From cancer-sniffing dogs to music therapy for pain, here’s what is making headlines in the cancer space this week.
Cancer-sniffing dogs are 97% accurate in identifying lung cancer. According to a double-blind study published in The Journal of the American Osteopathic Association, three beagles were selected for their strong sense of smell, trained over the course of eight weeks and demonstrated that they are capable of accurately identifying lung cancer by scent. The dogs were able to differentiate between blood serum samples from patients with advanced non-small cell lung cancer and samples from patients without cancer. Researchers said the beagles’ abilities may lead to the advancement of safe, efficacious and inexpensive tools for mass cancer screening.
"We're using the dogs to sort through the layers of scent until we identify the tell-tale biomarkers," said Dr. Thomas Quinn, lead study author and professor at Lake Erie College of Osteopathic Medicine. "There is still a great deal of work ahead, but we're making good progress."
In a follow-up study, Quinn and his research team will see if the dogs are able to identify lung, breast and colorectal cancer using samples collected by the patient breathing into a face mask, according to the American Association for the Advancement of Science.
Listening to music can ease cancer-related pain, fatigue, loss of appetite and difficulty concentrating, according to research conducted in Taiwan. Research published in the European Journal of Cancer Care found that patients with cancer assigned to listen to 30 minutes of music five times a week had “noticeably reduced side effects of cancer and its treatment over 24 weeks," Reuters reported.
The study was conducted by monitoring 60 female patients with breast cancer. Participants were given an MP3 player with two different types of musical selections. Patients rated their symptoms on a numerical scale, and the average symptom severity scores of the music therapy group had dropped by nearly nine points after 24 weeks, according to the study. Pain scores and overall fatigue scores also lowered with music therapy.

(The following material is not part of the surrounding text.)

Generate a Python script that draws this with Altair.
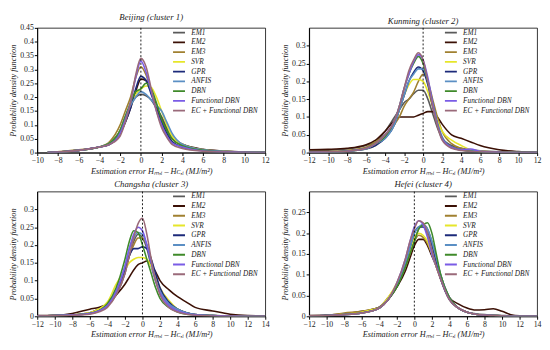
import altair as alt
import pandas as pd

SERIES = ["EM1", "EM2", "EM3", "SVR", "GPR", "ANFIS", "DBN", "Functional DBN", "EC + Functional DBN"]
COLORS = ["#5a5a5a", "#3b1005", "#a08030", "#e6e62a", "#1c2a7a", "#5b8fc4", "#3f8a2a", "#7a5ce6", "#9a6a7a"]

# ---- Beijing (cluster 1)
x1 = [-9, -6, -4, -3, -2, -1.5, -1, -0.5, 0, 0.5, 1, 1.5, 2, 2.5, 3, 4, 6, 8, 10, 12]
p1 = {
    "EM1":   [0, .008, .02, .035, .08, .13, .17, .2, .21, .205, .19, .16, .13, .09, .06, .03, .01, .005, .002, .001],
    "EM2":   [0, .008, .02, .03, .07, .11, .16, .22, .265, .26, .22, .17, .12, .08, .05, .03, .012, .006, .003, .002],
    "EM3":   [0, .01, .02, .04, .1, .15, .2, .27, .31, .28, .22, .16, .1, .06, .04, .02, .008, .004, .002, .001],
    "SVR":   [0, .008, .02, .035, .08, .13, .17, .21, .23, .24, .235, .2, .15, .1, .06, .03, .01, .005, .002, .001],
    "GPR":   [0, .008, .02, .03, .07, .11, .16, .23, .275, .26, .21, .16, .11, .07, .04, .02, .008, .003, .001, 0],
    "ANFIS": [0, .008, .02, .035, .08, .13, .17, .2, .22, .21, .19, .17, .15, .11, .07, .03, .01, .005, .002, .001],
    "DBN":   [0, .008, .02, .035, .08, .13, .18, .22, .23, .25, .23, .18, .12, .08, .05, .025, .008, .003, .001, 0],
    "Functional DBN":      [0, .008, .02, .03, .07, .12, .18, .27, .33, .29, .22, .15, .1, .06, .035, .02, .006, .003, .001, 0],
    "EC + Functional DBN": [0, .008, .02, .03, .06, .11, .18, .28, .34, .31, .23, .15, .09, .055, .03, .015, .005, .002, .001, 0],
}

# ---- Kunming (cluster 2)
x2 = [-12, -10, -8, -6, -5, -4, -3, -2.5, -2, -1.5, -1, -0.5, 0, 0.5, 1, 1.5, 2, 3, 4, 5, 6, 8, 10, 12]
p2 = {
    "EM1":   [.007, .007, .01, .02, .03, .06, .1, .12, .14, .15, .165, .175, .175, .15, .11, .07, .04, .02, .012, .008, .005, .002, .001, 0],
    "EM2":   [.008, .009, .012, .022, .035, .06, .09, .1, .1, .1, .1, .105, .11, .115, .115, .1, .08, .05, .04, .03, .02, .008, .003, .001],
    "EM3":   [.003, .003, .006, .015, .03, .05, .08, .1, .13, .15, .17, .2, .22, .2, .15, .1, .06, .025, .012, .006, .004, .002, .001, 0],
    "SVR":   [.002, .002, .004, .01, .02, .045, .08, .12, .16, .19, .205, .205, .2, .17, .13, .09, .06, .035, .02, .008, .004, .002, 0, 0],
    "GPR":   [.002, .002, .004, .01, .02, .04, .08, .12, .16, .2, .225, .24, .23, .19, .13, .08, .04, .015, .008, .004, .002, .001, 0, 0],
    "ANFIS": [.002, .002, .004, .01, .025, .04, .08, .12, .16, .2, .22, .235, .235, .2, .14, .085, .045, .015, .008, .006, .003, .001, 0, 0],
    "DBN":   [.002, .002, .004, .012, .025, .045, .09, .13, .18, .22, .25, .27, .25, .2, .14, .08, .04, .015, .007, .004, .002, .001, 0, 0],
    "Functional DBN":      [.001, .002, .004, .012, .025, .05, .09, .13, .18, .22, .255, .275, .26, .21, .14, .08, .04, .015, .008, .01, .004, .001, 0, 0],
    "EC + Functional DBN": [.001, .002, .004, .012, .025, .05, .09, .13, .18, .23, .26, .28, .26, .2, .13, .075, .035, .012, .006, .004, .002, .001, 0, 0],
}

# ---- Changsha (cluster 3)
x3 = [-12, -10, -8, -6, -5, -4, -3, -2, -1.5, -1, -0.5, 0, 0.5, 1, 1.5, 2, 3, 4, 5, 6, 8, 10, 12, 14]
p3 = {
    "EM1":   [.001, .002, .004, .01, .02, .03, .06, .12, .17, .21, .23, .22, .19, .14, .1, .07, .035, .02, .01, .005, .002, .001, 0, 0],
    "EM2":   [.002, .003, .008, .02, .025, .035, .06, .09, .11, .13, .145, .15, .155, .145, .125, .1, .075, .055, .04, .025, .015, .006, .002, .001],
    "EM3":   [.001, .002, .004, .01, .02, .03, .07, .13, .17, .2, .22, .22, .2, .16, .11, .07, .035, .02, .01, .005, .002, .001, 0, 0],
    "SVR":   [.001, .002, .004, .01, .02, .04, .09, .13, .15, .16, .165, .165, .16, .14, .11, .08, .045, .02, .008, .004, .002, .001, 0, 0],
    "GPR":   [.001, .002, .004, .008, .015, .03, .07, .13, .17, .19, .19, .195, .19, .16, .12, .08, .04, .02, .01, .005, .002, .001, 0, 0],
    "ANFIS": [.001, .002, .004, .008, .015, .03, .07, .14, .19, .22, .235, .23, .2, .15, .1, .07, .035, .02, .01, .005, .002, .001, 0, 0],
    "DBN":   [.001, .002, .004, .008, .015, .035, .08, .16, .21, .24, .235, .2, .16, .12, .08, .05, .025, .012, .006, .004, .002, .001, 0, 0],
    "Functional DBN":      [.001, .002, .004, .008, .015, .03, .07, .14, .19, .23, .25, .24, .2, .15, .1, .065, .03, .015, .008, .004, .002, .001, 0, 0],
    "EC + Functional DBN": [.001, .002, .003, .006, .012, .025, .06, .12, .17, .22, .26, .275, .23, .16, .1, .06, .025, .012, .006, .003, .001, 0, 0, 0],
}

# ---- Hefei (cluster 4)
x4 = [-12, -10, -8, -6, -5, -4, -3, -2, -1, -0.5, 0, 0.5, 1, 1.5, 2, 2.5, 3, 4, 5, 6, 7, 8, 9, 10, 11, 12, 14]
p4 = {
    "EM1":   [.001, .002, .005, .01, .015, .02, .04, .07, .12, .15, .18, .21, .22, .21, .18, .14, .1, .045, .02, .01, .006, .004, .003, .002, .001, .001, 0],
    "EM2":   [.002, .003, .006, .012, .016, .022, .04, .07, .11, .14, .17, .185, .185, .17, .145, .12, .09, .045, .03, .02, .015, .016, .018, .012, .004, .001, 0],
    "EM3":   [.001, .002, .008, .012, .016, .022, .045, .075, .12, .15, .18, .195, .19, .175, .15, .12, .09, .04, .02, .01, .005, .003, .002, .001, .001, 0, 0],
    "SVR":   [.001, .002, .005, .01, .015, .02, .045, .08, .13, .16, .19, .2, .195, .18, .15, .12, .09, .04, .02, .01, .005, .003, .002, .001, .001, 0, 0],
    "GPR":   [.001, .002, .004, .008, .012, .02, .04, .075, .13, .165, .2, .215, .215, .2, .17, .13, .09, .04, .02, .01, .005, .003, .002, .001, 0, 0, 0],
    "ANFIS": [.001, .002, .004, .008, .012, .02, .04, .075, .13, .165, .2, .215, .22, .21, .18, .14, .1, .045, .02, .01, .005, .003, .002, .001, 0, 0, 0],
    "DBN":   [.001, .002, .004, .008, .012, .02, .04, .07, .12, .15, .18, .21, .22, .225, .2, .15, .1, .045, .02, .01, .005, .003, .002, .001, 0, 0, 0],
    "Functional DBN":      [.001, .002, .004, .008, .012, .02, .04, .08, .14, .18, .215, .23, .22, .19, .15, .12, .09, .04, .02, .01, .005, .003, .002, .001, 0, 0, 0],
    "EC + Functional DBN": [.001, .002, .004, .008, .012, .02, .04, .08, .14, .18, .21, .23, .225, .2, .16, .12, .09, .04, .02, .01, .005, .003, .002, .001, 0, 0, 0],
}

TITLES = ["Beijing (cluster 1)", "Kunming (cluster 2)", "Changsha (cluster 3)", "Hefei (cluster 4)"]
XDOM = [[-10, 12], [-12, 12], [-12, 14], [-12, 14]]
YDOM = [[0, 0.45], [0, 0.35], [0, 0.35], [0, 0.3]]
ZERO_LINE = [0]

XTITLE = "Estimation error  H\u2098,\u1d62 \u2013 H\u1d04,\u1d62 (MJ/m\u00b2)"
SERIF = "Liberation Serif"

W, H = 234, 128


def panel(xs, data, title, xdom, ydom):
    rows = []
    for s in SERIES:
        for xv, yv in zip(xs, data[s]):
            rows.append({"x": xv, "y": yv, "series": s, "order": SERIES.index(s)})
    df = pd.DataFrame(rows)
    xenc = alt.X("x:Q", scale=alt.Scale(domain=xdom, nice=False, zero=False),
                 axis=alt.Axis(values=list(range(xdom[0], xdom[1] + 1, 2)), format="d",
                               title=XTITLE, labelOverlap=False, labelFlush=False))
    lines = alt.Chart(df).mark_line(strokeWidth=1.6, interpolate="monotone", clip=True).encode(
        x=xenc,
        y=alt.Y("y:Q", scale=alt.Scale(domain=ydom, nice=False),
                axis=alt.Axis(values=[i * 0.05 for i in range(int(round(ydom[1] / 0.05)) + 1)],
                              format=".2~f", title="Probability density function",
                              labelOverlap=False)),
        color=alt.Color("series:N", scale=alt.Scale(domain=SERIES, range=COLORS),
                        legend=alt.Legend(title=None, orient="none", legendX=138, legendY=0,
                                          padding=0,
                                          symbolType="stroke", symbolStrokeWidth=2,
                                          symbolSize=150, clipHeight=9.8, rowPadding=0,
                                          labelFont=SERIF, labelFontStyle="italic",
                                          labelFontWeight="normal", labelColor="#222",
                                          labelFontSize=7.5, labelLimit=200, labelOffset=5)),
        order="order:Q",
    )
    rule = alt.Chart(pd.DataFrame({"x": ZERO_LINE})).mark_rule(
        color="black", strokeDash=[2, 2], strokeWidth=0.9).encode(x=xenc)
    return alt.layer(lines, rule).properties(
        width=W, height=H,
        title=alt.TitleParams(title, font=SERIF, fontStyle="italic", fontWeight="normal",
                              fontSize=9, offset=2, color="#222"))


charts = [panel(x, d, t, xd, yd) for x, d, t, xd, yd in
          zip([x1, x2, x3, x4], [p1, p2, p3, p4], TITLES, XDOM, YDOM)]

top = alt.hconcat(charts[0], charts[1], spacing=10).resolve_scale(color="independent")
bottom = alt.hconcat(charts[2], charts[3], spacing=10).resolve_scale(color="independent")
chart = alt.vconcat(top, bottom, spacing=5).resolve_scale(color="independent").configure(
    padding=0, background="white"
).configure_view(stroke="black", strokeWidth=0.8).configure_axis(
    grid=False, labelFont=SERIF, labelFontSize=8, labelColor="#222",
    titleFont=SERIF, titleFontStyle="italic", titleFontWeight="normal", titleFontSize=8.5,
    titleColor="#222", domainColor="black", tickColor="black", tickSize=3,
    labelPadding=1, titlePadding=2, labelOverlap=False,
).configure_legend(labelFont=SERIF, labelFontStyle="italic", labelFontWeight="normal")

chart.save("out.html", embed_options={"renderer": "svg", "actions": False})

“Music therapy is convenient, does not involve invasive procedures, and can easily be used by people in the comfort of their homes. Home-based music interventions can also be used with no cost,” said senior study author Kuei-Ru Chou, of Taipei Medical University, told Reuters Health.
The researchers are interested in understanding the how and why behind music therapy reducing cancer-related symptoms and pain. Listening to music promotes endorphins, dopamine and serotonin in the brain, “feel-good” chemicals, and may distract patients from the negative emotions, the study authors hypothesized. Study participants said the music helped their physical and psychological well-being because it distanced them from negative thoughts about cancer, according to Reuters.
A young patient with cancer had one of his dreams come true when he was sworn in as a member of the Parma, Ohio, Police Department as a gift from A Special Wish Foundation. Seven-year-old Liam Martin, who received a diagnosis of acute lymphoblastic leukemia (ALL) in 2018, was given a tour of the police station, got to meet the K-9 unit and the Cleveland Cavaliers’ mascot, Sir CC — all through A Special Wish Foundation, Inc., a non-profit charitable organization dedicated to granting the wishes of children diagnosed with a life-threatening disorder.
“Jeopardy!” champion James Holzhauer has made a donation in Alex Trebek’s name to a Naperville, Illinois, pancreatic cancer walk. Alex Trebek announced his diagnosis during filming of the season that Holzhauer, the “Jeopardy!” champion who won 32 games and $2,462,216, appeared in. He thanked Holzhauer’s daughter, Natasha, on the show for a handmade get-well card. After hearing about the get-well card, Ann Zediker, also from Naperville, contacted Holzhauer about participating in the 2019 Naperville Pancreatic Cancer Reach Walk on July 14, according to the Chicago Tribune. "My gut told me it was the right thing to do," said Zediker, whose father lost his life to pancreatic cancer in 2010, just five months after being diagnosed. "It couldn't hurt."
Holzhauer, who is not able to attend the walk, donated $1,109.14 towards the event. The amount reflects the birthday of his daughter, whose well-wishes to Trebek set the events in motion.
From left: James Holzhauer; Alex Trebek. Image courtesy of @James_Holzhauer via Instagram.
A 2-year-old girl with a rare form of ovarian cancer has been declared cancer-free. McKenna Shea Xydias’ doctors believe she will only continue to get better. Xydias, of Senoia, Georgia, had an ovarian yolk sac tumor, according to “Good Morning America,” and went through four rounds of chemotherapy.
Meagan Xydias, the toddler’s mother, refers to her daughter as her “hero” and a “rock star” for beating this disease and is grateful they were tipped off to the child’s health issues by daycare. "Trust your gut when it comes to your or your child's health, and there's the life aspect of, 'Enjoy every minute,'" she said.
Xydias’ father, Mike, added, “She is a ball of energy and a stereotypical 2-year-old. She’s the youngest child, where she is the boss and she’s extremely stubborn, which a great character trait in going to fight cancer. She doesn’t let anything stop her.”